WHAT THE TASK ASKS
Transcribe every line exactly and omit anything that is a picture.

MATERIAL PROVIDED

Start

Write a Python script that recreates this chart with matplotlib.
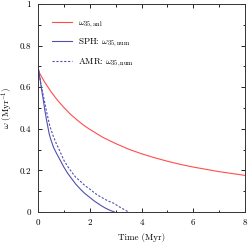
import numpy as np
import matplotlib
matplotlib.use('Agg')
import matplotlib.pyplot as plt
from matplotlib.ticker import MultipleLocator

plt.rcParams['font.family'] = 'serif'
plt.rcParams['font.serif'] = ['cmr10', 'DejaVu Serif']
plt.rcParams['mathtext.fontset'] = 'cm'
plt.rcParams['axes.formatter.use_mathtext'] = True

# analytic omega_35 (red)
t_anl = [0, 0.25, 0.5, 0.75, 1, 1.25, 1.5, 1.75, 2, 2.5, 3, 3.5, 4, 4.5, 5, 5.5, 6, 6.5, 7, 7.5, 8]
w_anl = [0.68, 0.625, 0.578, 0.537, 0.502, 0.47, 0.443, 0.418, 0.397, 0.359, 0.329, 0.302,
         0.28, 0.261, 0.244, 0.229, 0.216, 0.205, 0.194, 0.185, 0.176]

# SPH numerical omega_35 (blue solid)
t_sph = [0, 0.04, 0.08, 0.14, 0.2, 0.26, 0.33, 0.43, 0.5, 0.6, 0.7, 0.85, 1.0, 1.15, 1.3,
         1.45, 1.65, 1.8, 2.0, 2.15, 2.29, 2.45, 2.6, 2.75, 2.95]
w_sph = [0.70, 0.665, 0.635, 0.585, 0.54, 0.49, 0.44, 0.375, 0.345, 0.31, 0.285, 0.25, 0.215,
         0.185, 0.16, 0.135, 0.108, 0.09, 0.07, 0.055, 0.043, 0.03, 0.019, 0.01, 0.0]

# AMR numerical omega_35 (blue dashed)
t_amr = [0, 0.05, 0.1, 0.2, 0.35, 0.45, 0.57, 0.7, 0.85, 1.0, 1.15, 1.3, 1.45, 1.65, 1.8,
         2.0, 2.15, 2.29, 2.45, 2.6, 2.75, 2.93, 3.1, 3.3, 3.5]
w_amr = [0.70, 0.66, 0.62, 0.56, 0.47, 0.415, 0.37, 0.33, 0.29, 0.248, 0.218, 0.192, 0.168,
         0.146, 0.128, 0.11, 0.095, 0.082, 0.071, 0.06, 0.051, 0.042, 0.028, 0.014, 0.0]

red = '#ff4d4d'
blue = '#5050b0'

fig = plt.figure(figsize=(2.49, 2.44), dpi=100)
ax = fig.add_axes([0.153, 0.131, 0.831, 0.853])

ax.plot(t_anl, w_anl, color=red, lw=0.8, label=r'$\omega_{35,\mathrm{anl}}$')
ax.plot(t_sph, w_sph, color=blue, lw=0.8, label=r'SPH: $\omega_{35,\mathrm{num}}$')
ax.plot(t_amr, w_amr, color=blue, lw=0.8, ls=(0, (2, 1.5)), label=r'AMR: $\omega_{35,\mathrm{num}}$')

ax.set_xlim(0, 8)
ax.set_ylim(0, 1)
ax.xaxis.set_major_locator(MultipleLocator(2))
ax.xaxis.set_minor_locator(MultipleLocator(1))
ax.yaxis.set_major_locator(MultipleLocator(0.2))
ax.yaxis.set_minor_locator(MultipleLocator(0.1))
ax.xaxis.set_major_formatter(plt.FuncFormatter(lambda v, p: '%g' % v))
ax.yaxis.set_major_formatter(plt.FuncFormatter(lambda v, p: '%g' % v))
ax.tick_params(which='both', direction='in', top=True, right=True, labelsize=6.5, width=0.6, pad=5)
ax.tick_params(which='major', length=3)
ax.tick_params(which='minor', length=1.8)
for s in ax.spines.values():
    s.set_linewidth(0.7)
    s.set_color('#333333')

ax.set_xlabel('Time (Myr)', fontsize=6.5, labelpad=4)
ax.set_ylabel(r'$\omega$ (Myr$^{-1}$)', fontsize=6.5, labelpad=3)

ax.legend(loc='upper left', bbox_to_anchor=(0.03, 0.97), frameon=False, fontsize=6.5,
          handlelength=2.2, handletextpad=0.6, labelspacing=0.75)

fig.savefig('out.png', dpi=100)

End

ANSWER TO THE TASK
Write a Python script that recreates this chart with matplotlib.
import numpy as np
import matplotlib
matplotlib.use('Agg')
import matplotlib.pyplot as plt
from matplotlib.ticker import MultipleLocator

plt.rcParams['font.family'] = 'serif'
plt.rcParams['font.serif'] = ['cmr10', 'DejaVu Serif']
plt.rcParams['mathtext.fontset'] = 'cm'
plt.rcParams['axes.formatter.use_mathtext'] = True

# analytic omega_35 (red)
t_anl = [0, 0.25, 0.5, 0.75, 1, 1.25, 1.5, 1.75, 2, 2.5, 3, 3.5, 4, 4.5, 5, 5.5, 6, 6.5, 7, 7.5, 8]
w_anl = [0.68, 0.625, 0.578, 0.537, 0.502, 0.47, 0.443, 0.418, 0.397, 0.359, 0.329, 0.302,
         0.28, 0.261, 0.244, 0.229, 0.216, 0.205, 0.194, 0.185, 0.176]

# SPH numerical omega_35 (blue solid)
t_sph = [0, 0.04, 0.08, 0.14, 0.2, 0.26, 0.33, 0.43, 0.5, 0.6, 0.7, 0.85, 1.0, 1.15, 1.3,
         1.45, 1.65, 1.8, 2.0, 2.15, 2.29, 2.45, 2.6, 2.75, 2.95]
w_sph = [0.70, 0.665, 0.635, 0.585, 0.54, 0.49, 0.44, 0.375, 0.345, 0.31, 0.285, 0.25, 0.215,
         0.185, 0.16, 0.135, 0.108, 0.09, 0.07, 0.055, 0.043, 0.03, 0.019, 0.01, 0.0]

# AMR numerical omega_35 (blue dashed)
t_amr = [0, 0.05, 0.1, 0.2, 0.35, 0.45, 0.57, 0.7, 0.85, 1.0, 1.15, 1.3, 1.45, 1.65, 1.8,
         2.0, 2.15, 2.29, 2.45, 2.6, 2.75, 2.93, 3.1, 3.3, 3.5]
w_amr = [0.70, 0.66, 0.62, 0.56, 0.47, 0.415, 0.37, 0.33, 0.29, 0.248, 0.218, 0.192, 0.168,
         0.146, 0.128, 0.11, 0.095, 0.082, 0.071, 0.06, 0.051, 0.042, 0.028, 0.014, 0.0]

red = '#ff4d4d'
blue = '#5050b0'

fig = plt.figure(figsize=(2.49, 2.44), dpi=100)
ax = fig.add_axes([0.153, 0.131, 0.831, 0.853])

ax.plot(t_anl, w_anl, color=red, lw=0.8, label=r'$\omega_{35,\mathrm{anl}}$')
ax.plot(t_sph, w_sph, color=blue, lw=0.8, label=r'SPH: $\omega_{35,\mathrm{num}}$')
ax.plot(t_amr, w_amr, color=blue, lw=0.8, ls=(0, (2, 1.5)), label=r'AMR: $\omega_{35,\mathrm{num}}$')

ax.set_xlim(0, 8)
ax.set_ylim(0, 1)
ax.xaxis.set_major_locator(MultipleLocator(2))
ax.xaxis.set_minor_locator(MultipleLocator(1))
ax.yaxis.set_major_locator(MultipleLocator(0.2))
ax.yaxis.set_minor_locator(MultipleLocator(0.1))
ax.xaxis.set_major_formatter(plt.FuncFormatter(lambda v, p: '%g' % v))
ax.yaxis.set_major_formatter(plt.FuncFormatter(lambda v, p: '%g' % v))
ax.tick_params(which='both', direction='in', top=True, right=True, labelsize=6.5, width=0.6, pad=5)
ax.tick_params(which='major', length=3)
ax.tick_params(which='minor', length=1.8)
for s in ax.spines.values():
    s.set_linewidth(0.7)
    s.set_color('#333333')

ax.set_xlabel('Time (Myr)', fontsize=6.5, labelpad=4)
ax.set_ylabel(r'$\omega$ (Myr$^{-1}$)', fontsize=6.5, labelpad=3)

ax.legend(loc='upper left', bbox_to_anchor=(0.03, 0.97), frameon=False, fontsize=6.5,
          handlelength=2.2, handletextpad=0.6, labelspacing=0.75)

fig.savefig('out.png', dpi=100)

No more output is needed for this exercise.